His sons are now 24 and 25 years old, but were diagnosed around 10 years ago. Celiac Disease is a serious genetic autoimmune disorder where the ingestion of gluten leads to damage in the small intestine.

But the Centers for Disease Control (CDC) said the Wolf family is not alone. In fact, researchers say about 15 million Americans have food allergies.

According to a new CDC study, restaurants could be doing a lot more to help protect customers. They estimate those 15 million Americans make about 30,000 emergency room visits every year due to food allergies, and result in about 150-200 deaths.

The CDC survey found that most establishments list their ingredients or recipes that could be problematic, and they have that information readily available to customers.

To avoid this, Wolf revels in making sure his customers know what allergenic ingredients could be found on his menu. His stores have separate preparation stations for breaded products, and specifically cooks those breaded products in only one of his fryers.

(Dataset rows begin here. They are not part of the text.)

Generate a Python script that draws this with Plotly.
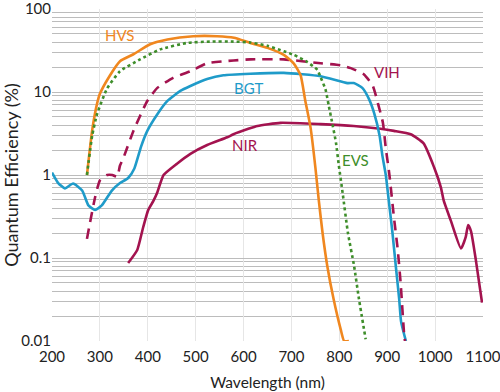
import math
import plotly.graph_objects as go

hvs_x = [273, 284, 294, 300, 320, 342, 370, 405, 441, 495, 545, 580, 614, 650, 684, 705, 719, 729, 740, 750, 757, 765, 775, 788, 803, 810, 820]
hvs_y = [1.0, 3.5, 7.2, 9.5, 15.5, 23.5, 28.5, 37.6, 43, 47, 47, 45, 39, 34, 28, 22, 16, 7.8, 3.7, 1.23, 0.5, 0.2, 0.079, 0.032, 0.0137, 0.01, 0.01]

evs_x = [273, 284, 294, 315, 342, 384, 426, 482, 530, 579, 614, 650, 684, 705, 733, 754, 761, 771, 778, 786, 793, 799, 807, 818, 831, 841, 855]
evs_y = [1.0, 3.0, 5.4, 11, 17.8, 24.7, 32.6, 39, 40.5, 40.5, 39.5, 36, 31, 28, 23, 18.5, 15, 10.8, 6.8, 4.0, 2.45, 1.3, 0.6, 0.2, 0.079, 0.032, 0.0105]

vih_x = [273, 290, 300, 315, 326, 336, 342, 349, 370, 399, 420, 453, 489, 524, 579, 614, 684, 761, 803, 824, 851, 870, 882, 891, 897, 904, 914, 922, 928, 935, 937]
vih_y = [0.17, 0.54, 0.86, 1.0, 1.0, 0.95, 1.3, 1.6, 3.4, 7.8, 11.2, 14.8, 17.8, 22.2, 24, 24.7, 24.7, 22.2, 21, 19.4, 16.4, 11.8, 6.8, 4.27, 2.1, 1.07, 0.31, 0.125, 0.05, 0.0127, 0.01]

bgt_x = [200, 213, 227, 244, 263, 276, 290, 304, 325, 342, 359, 372, 386, 399, 420, 441, 468, 489, 524, 558, 614, 684, 761, 817, 830, 848, 862, 873, 884, 890, 897, 904, 911, 918, 925, 929, 939]
bgt_y = [1.07, 0.8, 0.69, 0.79, 0.65, 0.43, 0.38, 0.43, 0.65, 0.8, 0.92, 1.2, 2.2, 3.4, 5.4, 7.8, 10.3, 11.8, 14.3, 15.9, 16.6, 17, 15.5, 12.8, 12.8, 11.2, 8.2, 5.5, 3.0, 1.7, 1.0, 0.45, 0.2, 0.079, 0.032, 0.017, 0.01]

nir_x = [359, 378, 390, 401, 412, 420, 433, 461, 489, 524, 566, 579, 610, 629, 677, 761, 830, 886, 914, 949, 976, 998, 1012, 1018, 1033, 1054, 1064, 1069, 1075, 1085, 1098]
nir_y = [0.087, 0.125, 0.23, 0.38, 0.49, 0.62, 1.0, 1.37, 1.8, 2.3, 2.85, 3.1, 3.6, 3.9, 4.25, 4.1, 3.9, 3.6, 3.4, 3.1, 2.4, 1.23, 0.71, 0.49, 0.28, 0.13, 0.18, 0.25, 0.21, 0.095, 0.029]

x_ticks = [200, 300, 400, 500, 600, 700, 800, 900, 1000, 1100]
y_ticks = [0.01, 0.1, 1, 10, 100]
y_tick_labels = ["0.01", "0.1", "1", "10", "100"]

series_labels = ["HVS", "BGT", "VIH", "NIR", "EVS"]
label_x = [342, 611, 900, 604, 834]
label_y = [48.8, 11.2, 17.4, 2.32, 1.53]

ORANGE = "#F0871F"
GREEN = "#3E8E2A"
PURPLE = "#A3134F"
BLUE = "#1F9BC9"
label_colors = [ORANGE, BLUE, PURPLE, PURPLE, GREEN]

FONT = "Lato"
sm = 0.5

fig = go.Figure()
fig.add_trace(go.Scatter(x=nir_x, y=nir_y, mode="lines", line=dict(color=PURPLE, width=2.6, shape="spline", smoothing=sm), name="NIR"))
fig.add_trace(go.Scatter(x=bgt_x, y=bgt_y, mode="lines", line=dict(color=BLUE, width=2.6, shape="spline", smoothing=sm), name="BGT"))
fig.add_trace(go.Scatter(x=vih_x, y=vih_y, mode="lines", line=dict(color=PURPLE, width=2.6, dash="10px,7px", shape="spline", smoothing=sm), name="VIH"))
fig.add_trace(go.Scatter(x=hvs_x, y=hvs_y, mode="lines", line=dict(color=ORANGE, width=2.6, shape="spline", smoothing=sm), name="HVS"))
fig.add_trace(go.Scatter(x=evs_x, y=evs_y, mode="lines", line=dict(color=GREEN, width=2.6, dash="dot", shape="spline", smoothing=sm), name="EVS"))

# white box behind HVS label (log axis -> log10 coordinates)
fig.add_shape(type="rect", xref="x", yref="y", x0=203, x1=418, y0=math.log10(36), y1=math.log10(62),
              fillcolor="white", line=dict(width=0), layer="below")

for name, ax, ay, col in zip(series_labels, label_x, label_y, label_colors):
    fig.add_annotation(x=ax, y=math.log10(ay), xref="x", yref="y", text=name, showarrow=False,
                       font=dict(color=col, size=15, family=FONT), xanchor="center", yanchor="middle")

fig.update_layout(
    width=500, height=392,
    margin=dict(l=52, r=17, t=9, b=51),
    paper_bgcolor="white", plot_bgcolor="white",
    showlegend=False,
    font=dict(family=FONT, size=15, color="#222"),
    xaxis=dict(range=[200, 1100], tickvals=x_ticks, showgrid=True, gridcolor="#e6e6e6", gridwidth=1,
               zeroline=False, showline=False, ticks="", tickfont=dict(size=15), automargin=False,
               ticklabeloverflow="allow", ticklabelstandoff=5,
               title=dict(text="Wavelength (nm)", font=dict(size=15.5), standoff=13)),
    yaxis=dict(type="log", range=[-2, 2], tickvals=y_ticks, ticktext=y_tick_labels, showgrid=True,
               gridcolor="#bcbcbc", gridwidth=1.3, zeroline=False, showline=False, ticks="",
               tickfont=dict(size=15), automargin=False, ticklabeloverflow="allow",
               minor=dict(dtick="D1", showgrid=True, gridcolor="#bcbcbc", gridwidth=1.3),
               title=dict(text="Quantum Efficiency (%)", font=dict(size=18), standoff=7)),
)

fig.write_html("out.html", config={"displayModeBar": False},
               post_script="document.body.style.margin='0';document.body.style.overflow='hidden';")
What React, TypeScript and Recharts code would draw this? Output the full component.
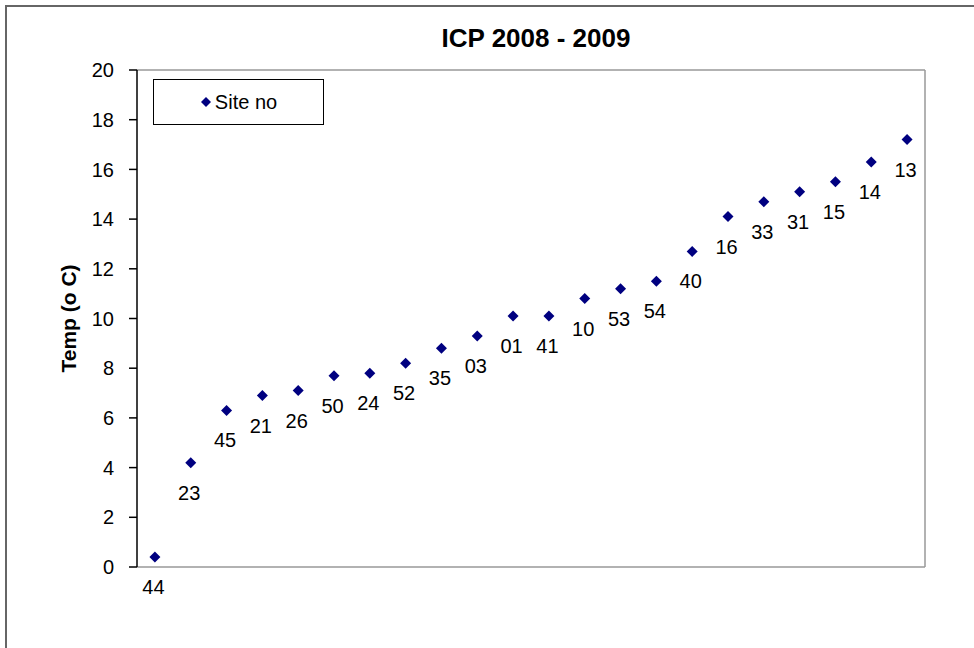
import React from 'react';
import {
  ScatterChart,
  Scatter,
  XAxis,
  YAxis,
  ReferenceLine,
  Legend
} from 'recharts';

const siteNos = ['44', '23', '45', '21', '26', '50', '24', '52', '35', '03', '01', '41', '10', '53', '54', '40', '16', '33', '31', '15', '14', '13'];
const temps = [0.4, 4.2, 6.3, 6.9, 7.1, 7.7, 7.8, 8.2, 8.8, 9.3, 10.1, 10.1, 10.8, 11.2, 11.5, 12.7, 14.1, 14.7, 15.1, 15.5, 16.3, 17.2];
const yTicks = [0, 2, 4, 6, 8, 10, 12, 14, 16, 18, 20];

const data = siteNos.map((site, i) => ({ x: i + 1, y: temps[i], site }));

const FONT = '"Liberation Sans", Arial, sans-serif';
const NAVY = '#000080';

const Diamond = (props: any) => {
  const { cx, cy, payload } = props;
  const r = 5.5;
  return (
    <g>
      <path d={`M${cx},${cy - r}L${cx + r},${cy}L${cx},${cy + r}L${cx - r},${cy}Z`} fill={NAVY} />
      <text x={cx - 1.5} y={cy + 37} textAnchor="middle" fontSize={20} fontFamily={FONT} fill="#000">
        {payload.site}
      </text>
    </g>
  );
};

const YLabel = (props: any) => {
  const { viewBox } = props;
  const x = viewBox.x - 9;
  const y = viewBox.y + viewBox.height / 2;
  return (
    <text
      x={x}
      y={y}
      transform={`rotate(-90, ${x}, ${y})`}
      textAnchor="middle"
      dominantBaseline="central"
      fontSize={21}
      fontWeight="bold"
      fontFamily={FONT}
      fill="#000"
    >
      Temp (o C)
    </text>
  );
};

const LegendBox = () => (
  <div
    style={{
      width: 171,
      height: 46,
      boxSizing: 'border-box',
      border: '1.5px solid #000',
      background: '#fff',
      display: 'flex',
      alignItems: 'center',
      justifyContent: 'center',
      fontFamily: FONT,
      fontSize: 20,
      color: '#000'
    }}
  >
    <svg width={12} height={12} style={{ marginRight: 3 }}>
      <path d="M6,1L11,6L6,11L1,6Z" fill={NAVY} />
    </svg>
    <span>Site no</span>
  </div>
);

export default function App() {
  return (
    <div style={{ position: 'absolute', left: 0, top: 0, width: 974, height: 648, background: '#fff', overflow: 'hidden' }}>
      <div
        style={{
          position: 'absolute',
          left: 5,
          top: 5,
          width: 980,
          height: 660,
          borderLeft: '2px solid #666',
          borderTop: '2px solid #666'
        }}
      />
      <div
        style={{
          position: 'absolute',
          left: 386,
          top: 25,
          width: 300,
          textAlign: 'center',
          fontFamily: FONT,
          fontWeight: 'bold',
          fontSize: 26,
          lineHeight: '26px',
          color: '#000'
        }}
      >
        ICP 2008 - 2009
      </div>
      <div style={{ position: 'absolute', left: 0, top: 0 }}>
        <ScatterChart width={974} height={648} margin={{ top: 70, right: 49, bottom: 81, left: 77 }}>
          <XAxis type="number" dataKey="x" domain={[0.5, 22.5]} hide />
          <YAxis
            type="number"
            dataKey="y"
            domain={[0, 20]}
            ticks={yTicks}
            width={60}
            axisLine={{ stroke: '#000', strokeWidth: 1.5 }}
            tickLine={{ stroke: '#000', strokeWidth: 1.5 }}
            tickSize={8}
            tickMargin={15}
            tick={{ fontSize: 20, fontFamily: FONT, fill: '#000' }}
            label={{ content: YLabel }}
          />
          <ReferenceLine y={20} stroke="#999" strokeWidth={1.5} />
          <ReferenceLine y={0} stroke="#999" strokeWidth={1.5} />
          <ReferenceLine x={22.5} stroke="#999" strokeWidth={1.5} />
          <Legend
            layout="horizontal"
            verticalAlign="middle"
            align="center"
            content={LegendBox}
            wrapperStyle={{ left: 153, top: 79, width: 171, height: 46 }}
          />
          <Scatter name="Site no" data={data} shape={Diamond} isAnimationActive={false} />
        </ScatterChart>
      </div>
    </div>
  );
}
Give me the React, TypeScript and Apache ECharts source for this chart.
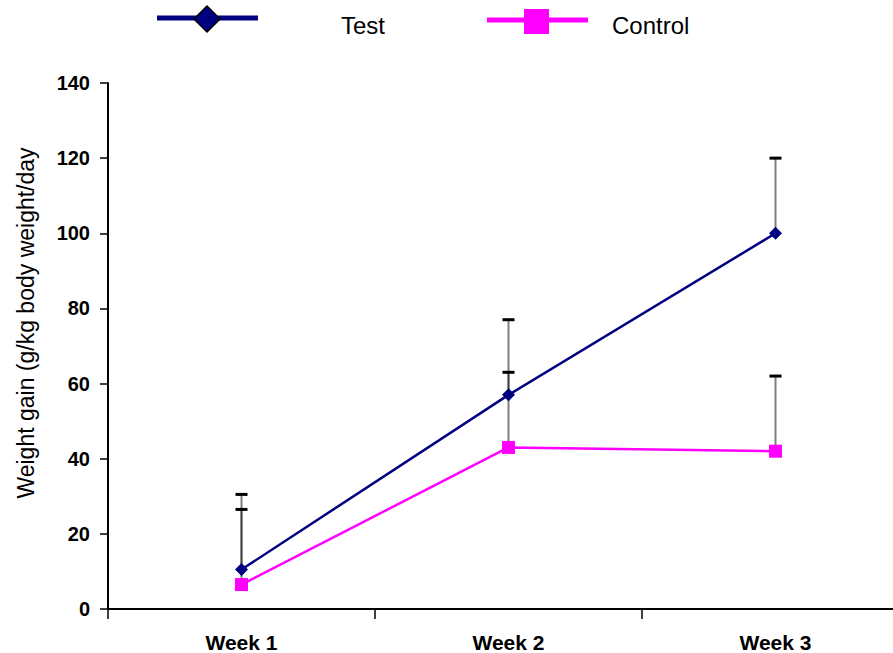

The CDC study found that most restaurants did not do this, and did not have dedicated areas for cooking allergen-free food.

"I think what we've done is provided [employees] with the tools, at their fingertips, so that they can answer people's questions rather quickly," Wolf said. "We can't say that we provide foods that are 100 percent gluten free, but we can do our best to serve a product that's not cross-contaminated."

The Asthma and Allergy Foundation of America reports that children have food allergies more often than adults, and that eight foods cause most food allergy reactions: milk, soy, eggs, wheat, peanuts, tree nuts, fish and shellfish.



But the CDC study revealed that less than half of the restaurant staff interviewed had training on those allergies, and did not learn what to do in the case of a reaction. They recommend improved staff training, so employees can know what to do when danger strikes.

Wolf said he understands the importance. "Sometimes it takes us a couple extra minutes, because we're going to do it the right way."